Psychanalystes et psychologues s'accordent pour dire que pour qu'un troll se calme, il faut l'ignorer et ne pas lui donner d'importance. Or, l'Occident cherche sans cesse à répondre à Vladimir Poutine par des arguments rationnels, qui n'ont aucun effet. Ne devrait-on pas plutôt considérer que Vladimir Poutine est un troll, et ainsi le gérer en conséquent ? Comment faut-il lui répondre ?

Le troll cherche effectivement à attirer l’attention, à montrer sa capacité de nuisance. Sur certains points, la diplomatie russe incarnée par son Président, donne l’impression de jouer sur cette corde.
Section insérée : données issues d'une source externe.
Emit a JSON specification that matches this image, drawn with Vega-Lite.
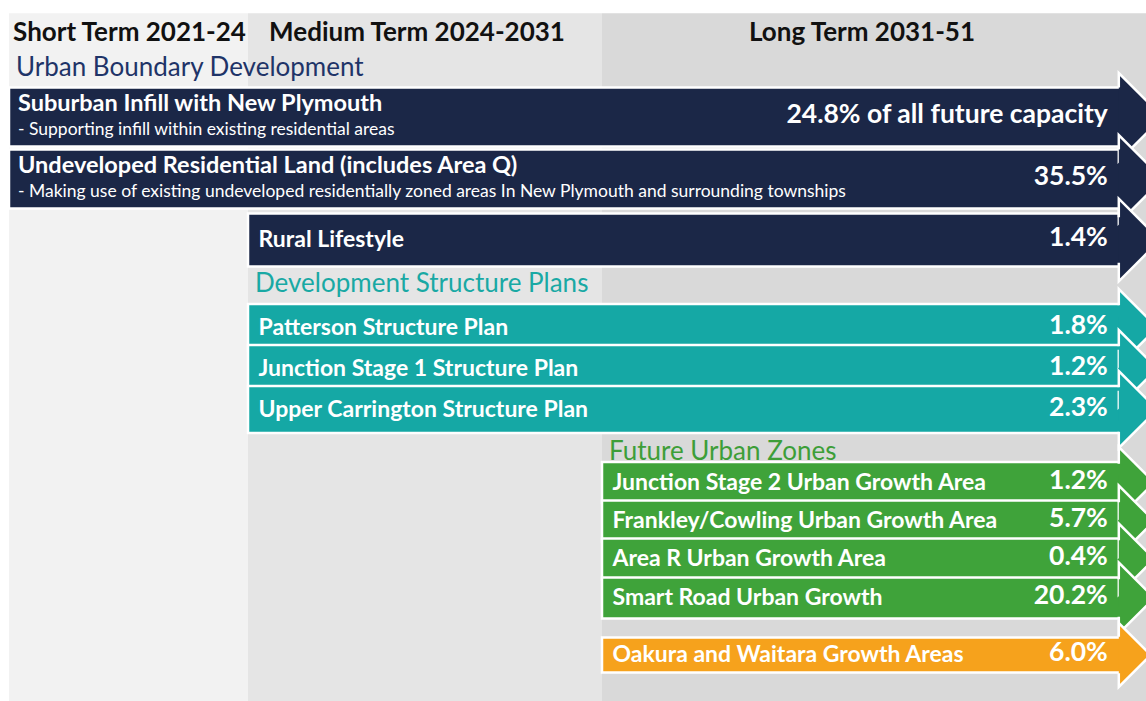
{
  "$schema": "https://vega.github.io/schema/vega-lite/v6.json",
  "width": 1146,
  "height": 701,
  "padding": 0,
  "autosize": {"type": "none"},
  "background": "white",
  "config": {"view": {"stroke": null}, "font": "Lato"},
  "datasets": {
    "panels": [
      {"period": "Short Term", "start": 2021, "end": 2024},
      {"period": "Medium Term", "start": 2024, "end": 2031},
      {"period": "Long Term", "start": 2031, "end": 2051}
    ],
    "periodHeaders": [
      {"period": "Short Term", "text": "Short Term 2021-24", "mid": 2022.5, "slot": 0},
      {"period": "Medium Term", "text": "Medium Term 2024-2031", "mid": 2027.5, "slot": 0},
      {"period": "Long Term", "text": "Long Term 2031-51", "mid": 2041, "slot": 0}
    ],
    "sections": [
      {"text": "Urban Boundary Development", "start": 2021, "slot": 1, "group": "Urban Boundary Development"},
      {"text": "Development Structure Plans", "start": 2024, "slot": 5, "group": "Development Structure Plans"},
      {"text": "Future Urban Zones", "start": 2031, "slot": 9, "group": "Future Urban Zones"}
    ],
    "arrows": [
      {"label": "Suburban Infill with New Plymouth", "sub": "- Supporting infill within existing residential areas", "value": "24.8% of all future capacity", "start": 2021, "slot": 2, "group": "Urban Boundary Development", "kind": "major"},
      {"label": "Undeveloped Residential Land (includes Area Q)", "sub": "- Making use of existing undeveloped residentially zoned areas In New Plymouth and surrounding townships", "value": "35.5%", "start": 2021, "slot": 3, "group": "Urban Boundary Development", "kind": "major"},
      {"label": "Rural Lifestyle", "value": "1.4%", "start": 2024, "slot": 4, "group": "Urban Boundary Development", "kind": "rural"},
      {"label": "Patterson Structure Plan", "value": "1.8%", "start": 2024, "slot": 6, "group": "Development Structure Plans", "kind": "plan"},
      {"label": "Junction Stage 1 Structure Plan", "value": "1.2%", "start": 2024, "slot": 7, "group": "Development Structure Plans", "kind": "plan"},
      {"label": "Upper Carrington Structure Plan", "value": "2.3%", "start": 2024, "slot": 8, "group": "Development Structure Plans", "kind": "plan"},
      {"label": "Junction Stage 2 Urban Growth Area", "value": "1.2%", "start": 2031, "slot": 10, "group": "Future Urban Zones", "kind": "zone"},
      {"label": "Frankley/Cowling Urban Growth Area", "value": "5.7%", "start": 2031, "slot": 11, "group": "Future Urban Zones", "kind": "zone"},
      {"label": "Area R Urban Growth Area", "value": "0.4%", "start": 2031, "slot": 12, "group": "Future Urban Zones", "kind": "zone"},
      {"label": "Smart Road Urban Growth", "value": "20.2%", "start": 2031, "slot": 13, "group": "Future Urban Zones", "kind": "zone"},
      {"label": "Oakura and Waitara Growth Areas", "value": "6.0%", "start": 2031, "slot": 14, "group": "Other Growth Areas", "kind": "growth"}
    ]
  },
  "resolve": {"scale": {"color": "independent", "size": "independent", "shape": "independent"}},
  "layer": [
    {
      "data": {"name": "panels"},
      "mark": {"type": "rect"},
      "encoding": {
        "x": {"field": "start", "type": "quantitative", "axis": null, "scale": {"domain": [2021, 2024, 2031, 2051], "range": [9, 248, 602, 1146], "nice": false, "zero": false}},
        "x2": {"field": "end"},
        "y": {"datum": -1, "type": "quantitative", "axis": null, "scale": {"domain": [-1, 0, 1, 2, 3, 4, 5, 6, 7, 8, 9, 10, 11, 12, 13, 14, 15], "range": [11, 33, 68, 117, 179, 240, 284, 327.5, 368.5, 409.5, 452, 482.5, 521, 559, 598, 655, 701], "nice": false, "zero": false}},
        "y2": {"datum": 16},
        "color": {"field": "period", "type": "nominal", "legend": null, "scale": {"domain": ["Short Term", "Medium Term", "Long Term"], "range": ["#f2f2f2", "#e5e5e5", "#d9d9d9"]}}
      }
    },
    {
      "data": {"name": "periodHeaders"},
      "transform": [{"filter": "datum.period == 'Short Term'"}],
      "mark": {"type": "text", "align": "center", "baseline": "middle", "fontSize": 26, "fontWeight": "bold", "color": "#111111", "dx": 1},
      "encoding": {
        "x": {"field": "mid", "type": "quantitative", "axis": null, "scale": {"domain": [2021, 2024, 2031, 2051], "range": [9, 248, 602, 1146], "nice": false, "zero": false}},
        "y": {"field": "slot", "type": "quantitative", "axis": null, "scale": {"domain": [-1, 0, 1, 2, 3, 4, 5, 6, 7, 8, 9, 10, 11, 12, 13, 14, 15], "range": [11, 33, 68, 117, 179, 240, 284, 327.5, 368.5, 409.5, 452, 482.5, 521, 559, 598, 655, 701], "nice": false, "zero": false}},
        "text": {"field": "text"}
      }
    },
    {
      "data": {"name": "periodHeaders"},
      "transform": [{"filter": "datum.period == 'Medium Term'"}],
      "mark": {"type": "text", "align": "center", "baseline": "middle", "fontSize": 26, "fontWeight": "bold", "color": "#111111", "dx": -8},
      "encoding": {
        "x": {"field": "mid", "type": "quantitative", "axis": null, "scale": {"domain": [2021, 2024, 2031, 2051], "range": [9, 248, 602, 1146], "nice": false, "zero": false}},
        "y": {"field": "slot", "type": "quantitative", "axis": null, "scale": {"domain": [-1, 0, 1, 2, 3, 4, 5, 6, 7, 8, 9, 10, 11, 12, 13, 14, 15], "range": [11, 33, 68, 117, 179, 240, 284, 327.5, 368.5, 409.5, 452, 482.5, 521, 559, 598, 655, 701], "nice": false, "zero": false}},
        "text": {"field": "text"}
      }
    },
    {
      "data": {"name": "periodHeaders"},
      "transform": [{"filter": "datum.period == 'Long Term'"}],
      "mark": {"type": "text", "align": "center", "baseline": "middle", "fontSize": 26, "fontWeight": "bold", "color": "#111111", "dx": -12},
      "encoding": {
        "x": {"field": "mid", "type": "quantitative", "axis": null, "scale": {"domain": [2021, 2024, 2031, 2051], "range": [9, 248, 602, 1146], "nice": false, "zero": false}},
        "y": {"field": "slot", "type": "quantitative", "axis": null, "scale": {"domain": [-1, 0, 1, 2, 3, 4, 5, 6, 7, 8, 9, 10, 11, 12, 13, 14, 15], "range": [11, 33, 68, 117, 179, 240, 284, 327.5, 368.5, 409.5, 452, 482.5, 521, 559, 598, 655, 701], "nice": false, "zero": false}},
        "text": {"field": "text"}
      }
    },
    {
      "data": {"name": "sections"},
      "mark": {"type": "text", "align": "left", "baseline": "middle", "fontSize": 26, "dx": 7},
      "encoding": {
        "x": {"field": "start", "type": "quantitative", "axis": null, "scale": {"domain": [2021, 2024, 2031, 2051], "range": [9, 248, 602, 1146], "nice": false, "zero": false}},
        "y": {"field": "slot", "type": "quantitative", "axis": null, "scale": {"domain": [-1, 0, 1, 2, 3, 4, 5, 6, 7, 8, 9, 10, 11, 12, 13, 14, 15], "range": [11, 33, 68, 117, 179, 240, 284, 327.5, 368.5, 409.5, 452, 482.5, 521, 559, 598, 655, 701], "nice": false, "zero": false}},
        "text": {"field": "text"},
        "color": {"field": "group", "type": "nominal", "legend": null, "scale": {"domain": ["Urban Boundary Development", "Development Structure Plans", "Future Urban Zones"], "range": ["#1f3468", "#19a9a4", "#3d9e38"]}}
      }
    },
    {
      "data": {"name": "arrows"},
      "mark": {"type": "bar", "orient": "horizontal", "stroke": "white", "strokeWidth": 2.5},
      "encoding": {
        "x": {"field": "start", "type": "quantitative", "axis": null, "scale": {"domain": [2021, 2024, 2031, 2051], "range": [9, 248, 602, 1146], "nice": false, "zero": false}},
        "x2": {"datum": 2050.1},
        "y": {"field": "slot", "type": "quantitative", "axis": null, "scale": {"domain": [-1, 0, 1, 2, 3, 4, 5, 6, 7, 8, 9, 10, 11, 12, 13, 14, 15], "range": [11, 33, 68, 117, 179, 240, 284, 327.5, 368.5, 409.5, 452, 482.5, 521, 559, 598, 655, 701], "nice": false, "zero": false}},
        "size": {"field": "kind", "type": "ordinal", "legend": null, "scale": {"domain": ["major", "rural", "plan", "zone", "growth"], "range": [59, 35, 34, 31, 39]}},
        "color": {"field": "group", "type": "nominal", "legend": null, "scale": {"domain": ["Urban Boundary Development", "Development Structure Plans", "Future Urban Zones", "Other Growth Areas"], "range": ["#1b2747", "#15a8a5", "#3fa33a", "#f6a21c"]}}
      }
    },
    {
      "data": {"name": "arrows"},
      "mark": {"type": "point", "filled": true, "opacity": 1, "stroke": "white", "strokeWidth": 2.5},
      "encoding": {
        "x": {"datum": 2050, "type": "quantitative", "axis": null, "scale": {"domain": [2021, 2024, 2031, 2051], "range": [9, 248, 602, 1146], "nice": false, "zero": false}},
        "y": {"field": "slot", "type": "quantitative", "axis": null, "scale": {"domain": [-1, 0, 1, 2, 3, 4, 5, 6, 7, 8, 9, 10, 11, 12, 13, 14, 15], "range": [11, 33, 68, 117, 179, 240, 284, 327.5, 368.5, 409.5, 452, 482.5, 521, 559, 598, 655, 701], "nice": false, "zero": false}},
        "shape": {"field": "kind", "type": "ordinal", "legend": null, "scale": {"domain": ["major", "rural", "plan", "zone", "growth"], "range": ["M0,-0.67L0,-1L1,0L0,1L0,0.67", "M0,-0.55L0,-1L1,0L0,1L0,0.55", "M0,-0.58L0,-1L1,0L0,1L0,0.58", "M0,-0.53L0,-1L1,0L0,1L0,0.53", "M0,-0.57L0,-1L1,0L0,1L0,0.57"]}},
        "size": {"field": "kind", "type": "ordinal", "legend": null, "scale": {"domain": ["major", "rural", "plan", "zone", "growth"], "range": [7744, 4096, 3481, 3364, 4624]}},
        "color": {"field": "group", "type": "nominal", "legend": null, "scale": {"domain": ["Urban Boundary Development", "Development Structure Plans", "Future Urban Zones", "Other Growth Areas"], "range": ["#1b2747", "#15a8a5", "#3fa33a", "#f6a21c"]}}
      }
    },
    {
      "data": {"name": "arrows"},
      "transform": [{"filter": "datum.sub != null"}],
      "mark": {"type": "text", "align": "left", "baseline": "middle", "dx": 9, "dy": -13, "fontSize": 23.5, "fontWeight": "bold", "color": "white"},
      "encoding": {
        "x": {"field": "start", "type": "quantitative", "axis": null, "scale": {"domain": [2021, 2024, 2031, 2051], "range": [9, 248, 602, 1146], "nice": false, "zero": false}},
        "y": {"field": "slot", "type": "quantitative", "axis": null, "scale": {"domain": [-1, 0, 1, 2, 3, 4, 5, 6, 7, 8, 9, 10, 11, 12, 13, 14, 15], "range": [11, 33, 68, 117, 179, 240, 284, 327.5, 368.5, 409.5, 452, 482.5, 521, 559, 598, 655, 701], "nice": false, "zero": false}},
        "text": {"field": "label"}
      }
    },
    {
      "data": {"name": "arrows"},
      "transform": [{"filter": "datum.sub != null"}],
      "mark": {"type": "text", "align": "left", "baseline": "middle", "dx": 9, "dy": 13, "fontSize": 17.5, "color": "white"},
      "encoding": {
        "x": {"field": "start", "type": "quantitative", "axis": null, "scale": {"domain": [2021, 2024, 2031, 2051], "range": [9, 248, 602, 1146], "nice": false, "zero": false}},
        "y": {"field": "slot", "type": "quantitative", "axis": null, "scale": {"domain": [-1, 0, 1, 2, 3, 4, 5, 6, 7, 8, 9, 10, 11, 12, 13, 14, 15], "range": [11, 33, 68, 117, 179, 240, 284, 327.5, 368.5, 409.5, 452, 482.5, 521, 559, 598, 655, 701], "nice": false, "zero": false}},
        "text": {"field": "sub"}
      }
    },
    {
      "data": {"name": "arrows"},
      "transform": [{"filter": "datum.sub == null"}],
      "mark": {"type": "text", "align": "left", "baseline": "middle", "dx": 10.5, "fontSize": 23, "fontWeight": "bold", "color": "white"},
      "encoding": {
        "x": {"field": "start", "type": "quantitative", "axis": null, "scale": {"domain": [2021, 2024, 2031, 2051], "range": [9, 248, 602, 1146], "nice": false, "zero": false}},
        "y": {"field": "slot", "type": "quantitative", "axis": null, "scale": {"domain": [-1, 0, 1, 2, 3, 4, 5, 6, 7, 8, 9, 10, 11, 12, 13, 14, 15], "range": [11, 33, 68, 117, 179, 240, 284, 327.5, 368.5, 409.5, 452, 482.5, 521, 559, 598, 655, 701], "nice": false, "zero": false}},
        "text": {"field": "label"}
      }
    },
    {
      "data": {"name": "arrows"},
      "mark": {"type": "text", "align": "right", "baseline": "middle", "dx": -11, "dy": -2, "fontSize": 26.5, "fontWeight": "bold", "color": "white"},
      "encoding": {
        "x": {"datum": 2050, "type": "quantitative", "axis": null, "scale": {"domain": [2021, 2024, 2031, 2051], "range": [9, 248, 602, 1146], "nice": false, "zero": false}},
        "y": {"field": "slot", "type": "quantitative", "axis": null, "scale": {"domain": [-1, 0, 1, 2, 3, 4, 5, 6, 7, 8, 9, 10, 11, 12, 13, 14, 15], "range": [11, 33, 68, 117, 179, 240, 284, 327.5, 368.5, 409.5, 452, 482.5, 521, 559, 598, 655, 701], "nice": false, "zero": false}},
        "text": {"field": "value"}
      }
    }
  ]
}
Cependant, tous les trolls ne disposent pas d’un armement nucléaire conséquent… On peut ignorer un acteur de second rang, on ne peut juste ignorer la Russie comme cela avait été le cas dans les années 1990 sur un sujet comme l’ex-Yougoslavie. C’est aujourd’hui à la fois beaucoup plus coûteux et moins possible qu’auparavant. Au contraire, on peut tout aussi bien avancer que la seule réponse à la peur du déclassement constitue le dialogue et la reconnaissance internationale. Il n’est pas sûr que cela suffise, mais ignorer les propositions russes fait courir le risque d’un accroissement des tensions. 

Sur le plan de la politique intérieure, la dynamique du troll traduit surtout une volonté présente au sein de la population de sortir du politiquement correct, de dépasser des élites politiques déconsidérées : la dynamique était similaire pour Berlusconi en son temps, et sera peut-être similaire avec Donald Trump, véritable trublion de la primaire républicaine. Les artifices de la politique intérieure s’accordent toutefois parfois mal à l’exercice de responsabilité internationale. 

Est-ce que si nous adaptons notre comportement, Vladimir Poutine arrêtera-t-il de troller en tant que personnage politique ou est-ce que le troll fait partie de sa personne ?

On peut penser que le trollage fait partie intégrante du personnage de Vladimir Poutine, qui incarne une certaine idée de l’autorité, et qui fait la démonstration de sa bonne santé physique. Sa manière de parler fait entièrement partie du personnage, de même que sa manière de mobiliser l’électorat. 

Dans une certaine mesure, on peut également se demander si nous ne tombons pas dans un biais de confirmation concernant l’attribution à Vladimir Poutine du comportement d’un troll, grossissant certains traits de sa personnalité – notamment son parler cru et son goût de la provocation. Les médias ont de ce point de vue un rôle essentiel, et il n’est guère étonnant que la Russie investisse pour redresser son image, et ce depuis plusieurs années.